All this week, fire and rescue personnel at the scene of the deadly landslide have expressed a similar sentiment.
“You just can’t fathom what we’re up against out there until you get out there and see the lay of the land," said District Fire Chief Travis Hots. "You can’t look at a photograph and understand it. You can’t even fully understand what we’re up against out there and what has happened even if you watch on TV. It’s unreal.”
I finally got to judge for myself on a carefully controlled media tour to the edge of the landslide.
Steve Mason led the way in his yellow firefighter jacket and battalion chief helmet. Mason took us to an overlook where we could see the mudflow, a vast, lumpy plain that is almost all grey.

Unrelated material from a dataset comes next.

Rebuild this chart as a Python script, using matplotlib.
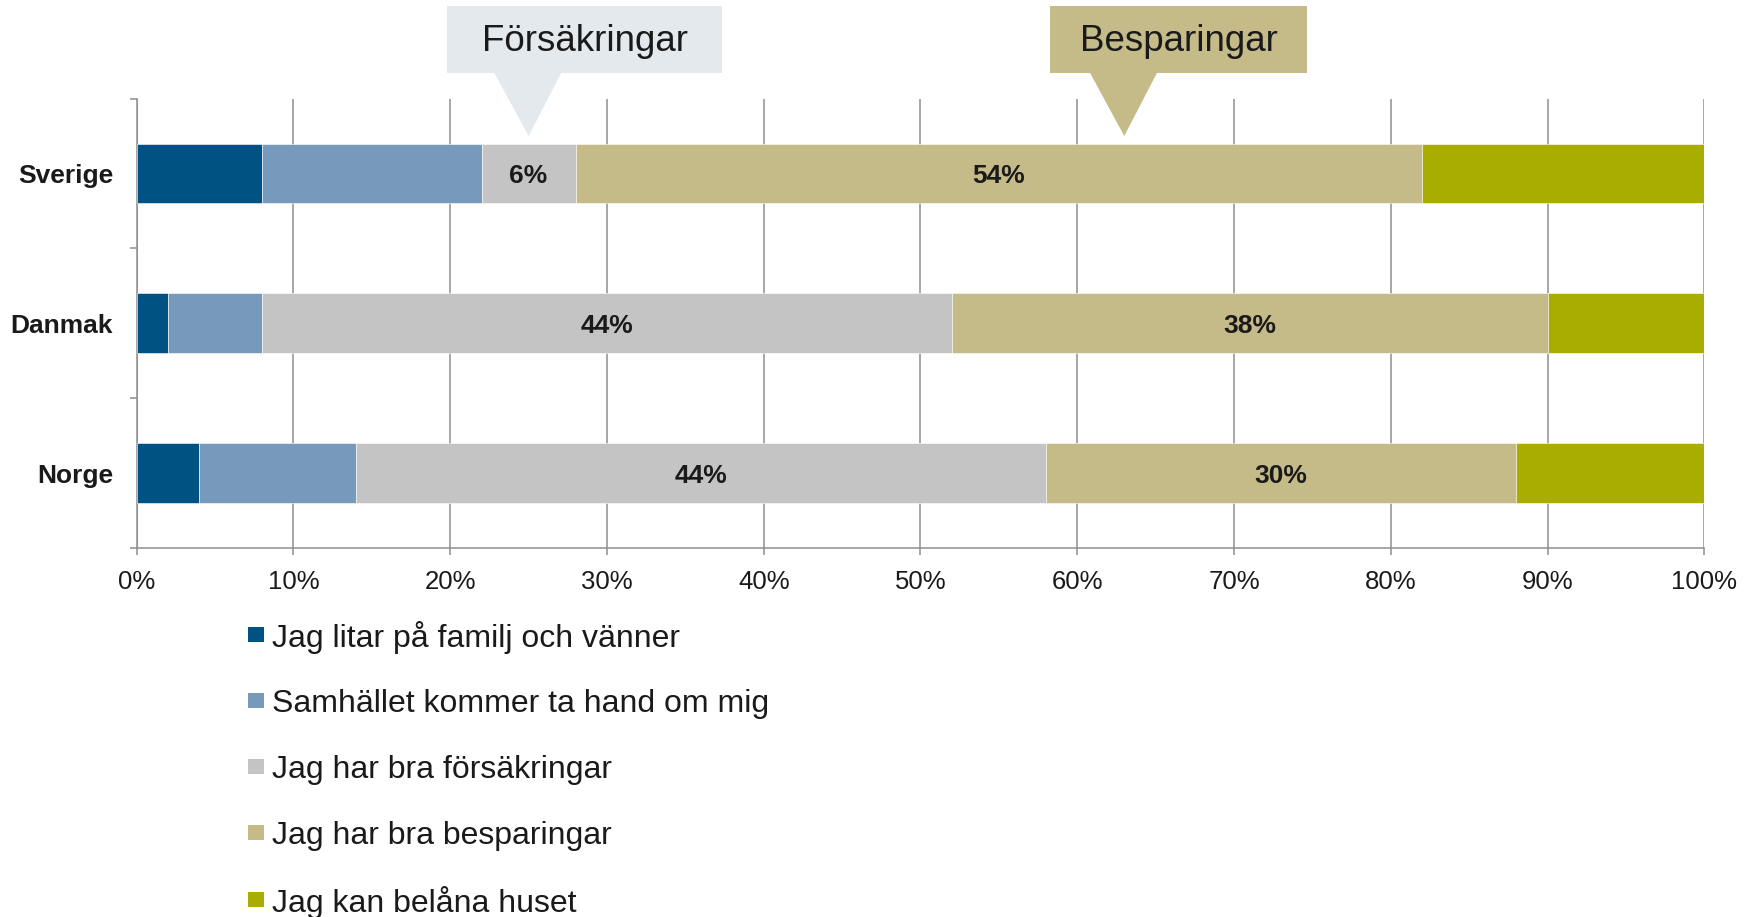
import matplotlib
matplotlib.use("Agg")
import matplotlib.pyplot as plt
import matplotlib.transforms as mtransforms
from matplotlib.patches import Polygon, Rectangle
import numpy as np

plt.rcParams['font.family'] = ['Liberation Sans', 'DejaVu Sans']

# data
countries = ["Sverige", "Danmak", "Norge"]
series = ["Jag litar på familj och vänner",
          "Samhället kommer ta hand om mig",
          "Jag har bra försäkringar",
          "Jag har bra besparingar",
          "Jag kan belåna huset"]
familj = [8, 2, 4]
samhallet = [14, 6, 10]
forsakringar = [6, 44, 44]
besparingar = [54, 38, 30]
belana = [18, 10, 12]
labelled = [False, False, True, True, False]   # which series get value labels
xticks = np.arange(0, 101, 10)
callouts = [("Försäkringar", 25), ("Besparingar", 63)]

colors = ["#005283", "#7799bc", "#c4c4c4", "#c5bb89", "#a8ad00"]
box_colors = ["#e4e9ed", "#c5bb89"]
txt = "#1a1a1a"
grid = "#8e8e8e"

fig = plt.figure(figsize=(17.57, 9.17), dpi=100)
ax = fig.add_axes([0.0778, 0.4024, 0.8922, 0.4901])

values = [familj, samhallet, forsakringar, besparingar, belana]
y = np.arange(len(countries))
left = np.zeros(len(countries))
for i, vals in enumerate(values):
    vals = np.array(vals, dtype=float)
    ax.barh(y, vals, left=left, height=0.4, color=colors[i], zorder=3,
            edgecolor="white", linewidth=0.4)
    if labelled[i]:
        for yy, l, v in zip(y, left, vals):
            ax.text(l + v / 2, yy, "%d%%" % v, ha="center", va="center_baseline",
                    fontsize=19, fontweight="bold", color=txt, zorder=4)
    left += vals

ax.set_xlim(0, 100)
ax.set_ylim(2.5, -0.5)
ax.set_xticks(xticks)
ax.set_xticklabels(["%d%%" % t for t in xticks])
ax.set_yticks(y)
ax.set_yticklabels(countries, fontweight="bold")
ax.set_yticks([-0.5, 0.5, 1.5, 2.5], minor=True)
ax.tick_params(axis="y", which="major", length=0, pad=17, labelsize=19, labelcolor=txt)
ax.tick_params(axis="y", which="minor", length=5, width=1.1, color=grid)
ax.tick_params(axis="x", length=5, width=1.1, color=grid, pad=10.5, labelsize=18.5, labelcolor=txt)
ax.grid(axis="x", color=grid, linewidth=1.1, zorder=0)
ax.set_axisbelow(True)
for s in ["top", "right"]:
    ax.spines[s].set_visible(False)
for s in ["left", "bottom"]:
    ax.spines[s].set_color(grid)
    ax.spines[s].set_linewidth(1.1)

# callouts above the chart
tr = mtransforms.blended_transform_factory(ax.transData, fig.transFigure)
box_w = [17.55, 16.4]
box_shift = [3.58, 3.48]
for (label, target), bc, bw, sh in zip(callouts, box_colors, box_w, box_shift):
    cx = target + sh
    box = Rectangle((cx - bw / 2, 0.9204), bw, 0.0731, transform=tr,
                    facecolor=bc, edgecolor="none", clip_on=False)
    fig.add_artist(box)
    tri = Polygon([(target - 2.2, 0.9210), (target + 2.1, 0.9210), (target, 0.8517)],
                  closed=True, transform=tr, facecolor=bc, edgecolor="none", clip_on=False)
    fig.add_artist(tri)
    fig.text(cx, 0.955, label, transform=tr, ha="center", va="center",
             fontsize=26.5, color=txt)

# legend, drawn by hand so the last entry runs off the bottom like the original
W, H = 1757.0, 917.0
for i, (label, c) in enumerate(zip(series, colors)):
    yc = 634 + i * 66.3
    fig.add_artist(Rectangle((248 / W, 1 - (yc + 7.5) / H), 16 / W, 15 / H,
                             transform=fig.transFigure, facecolor=c, edgecolor="none"))
    fig.text(271.5 / W, 1 - yc / H, label, ha="left", va="center_baseline",
             fontsize=23, color=txt)

fig.savefig("out.png", dpi=100)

Water collects in low spots and splintered tree trunks are scattered all over. From this distance, they look like spilled match sticks. Around the edges of this forbidding debris field are signs of homes and structures that are barely recognizable.
“In some cases, we have houses that are more intact than others," Mason said. "Some of them look like they’ve been put in a blender and dropped on the ground.”
Homes destroyed by the Oso, Washington, landslide are barely recognizable as such, March 27, 2014.. (T. Banse/VOA)
The scene reminds me of the aftermath of the 1980 eruption of Mount St. Helens.
“Well, the earth moved. It’s the same type of analogy, I would say on a smaller scale than [Mount St. Helens]," Mason said. "There were homes in the way and the mountain came down on them.”
In the middle distance, searchers and heavy equipment operators work. They stand out in brightly colored outfits - yellow, orange, blue and a lot of red helmets. I notice they move very slowly.
“It’s kind of like forensic digging," Mason explained. "What we’re doing, you have people around who are watching. They look at the area. They bring the machine in. The machine very gingerly picks up small bites of material. Set it off to the side. People go through that material. People look where the machine has just pulled out the material. If it’s OK, the machine goes back and pulls some more material.”
The squish, squish of boots in mud may become one of the signature sounds of this disaster. And yes, it was raining again during our tour. Mason says navigating around “waist-deep” mud presents a constant challenge.
“We’ve had people bring in plywood, cut it into strips, so the workers can get out here, back and forth faster,” Mason said. “We’re building a [street] network out there to get out there.”
It was strangely quiet when I first got out of our van. The highway dead ends at a wall of mud and debris. I could see lots of rescue rigs and yellow back hoes and little bobcat loaders staged there. But none of them were running. I soon realized why.
A group of relatives was there. They’d come to see the place where one or more of their loved ones presumably took their last breaths. Such pauses to give families access for remembrance and communion happen multiple times a day.
It was a somber and powerful moment.